For many years, Henry, Tennessee was a thriving small town with a negative unemployment rate. This small town, just short of 300 households, had a work force of approximately 900 employed in the various factories, saw mills, stores, banks, restaurants, and school all located inside the city limits. With this in mind, the governing body for the city started looking for ways to bring more residential areas and growth to the town.

In 1996, approximately 2 miles of new water lines were added for another company to be able to come to Henry. Universal Coatings, came to Henry in the spring of that year. These water lines were paid for with a CDBG grant with little cost to the town.

In 1997, new water lines and a second water tower, as well as a new Flowtronic pump system were also added. This was done with a CDBG grant signed by Champion Homes. This factory was already located in Henry and was planning an expansion by adding a second shift and more jobs to its already 200 plus workforce. This was also done without much cost to the town.

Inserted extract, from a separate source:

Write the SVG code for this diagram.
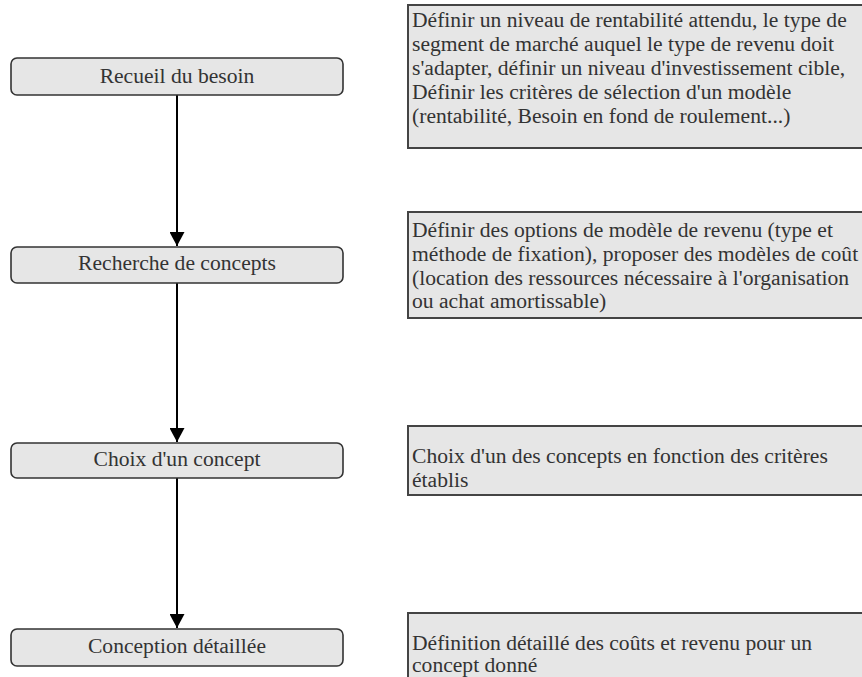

It seemed like all hopes for this small town was coming together. There was just one hold back: a 78% failure rate in the waste-water disposal. So in 2001, after a study by the state health department, the City Board voted unanimously to install a city sewer system. This was to be financed with a grant and government loan to the town. At this point, the loan was a very affordable and necessary venture. However, after four years of redesign, change of engineers and contractors, and many mistakes and bad advice, the system was finally ready to come in although at a much higher rate. Still this was considered a doable and necessary project, without breaking the citizens and the businesses in the city. At this point, there was a meter user count of approximately 300.

Then came the downhill slide. In December of 2003, Mark 1 Plastics moved its total operation to Lebanon, TN, taking approximately 200 jobs with it. By 2004, the Coastal Lumber Company had also closed, as well as another small mill. Replogle Lumber was able to pick up part of this operation and saved some of the jobs. Still, Henry did sustain another job loss.

Not long after, in or about, November 2007, Dana Corporation, located in Paris, TN, sold off part of its operation and that in turn, caused the closing of the DMP Company in Henry. This was one of their major suppliers. Henry again lost about 40 jobs.

This continued with a domino effect and the loss of Paris Machinery and People’s Telephone Office. As if this wasn’t enough of a loss, on February 8th, 2008, Champion Homes, our last large employer with a workforce of approximately 260, caught fire (believed to be electrical) and burned to the ground. Champion Homes did not resume production in Henry, but instead in Dresden, TN. With all but a few jobs left in town, Commercial Bank, regrettably, could not see any feasible way to remain open in their Henry branch. The one large restaurant also had to close down.

In 2006, the State of Tennessee changed the TCA accounting practices on depreciation for small municipalities to include all municipalities, to cover the depreciation cost for all intersurface utilities. Until this time, any town with less than 600 households was not held in the red on their books for not financially covering this line item. Now what was supposed to be very affordable utilities for Henry has a depreciation price tag of $93,000 per year for 30 years. Thus, the rate hike to each resident was necessary to cover the cost. With a drop of nearly 100 residents in 12 years, this means that 4 months of all water bills go to depreciation alone. Each household bill is approximately $110 per month average.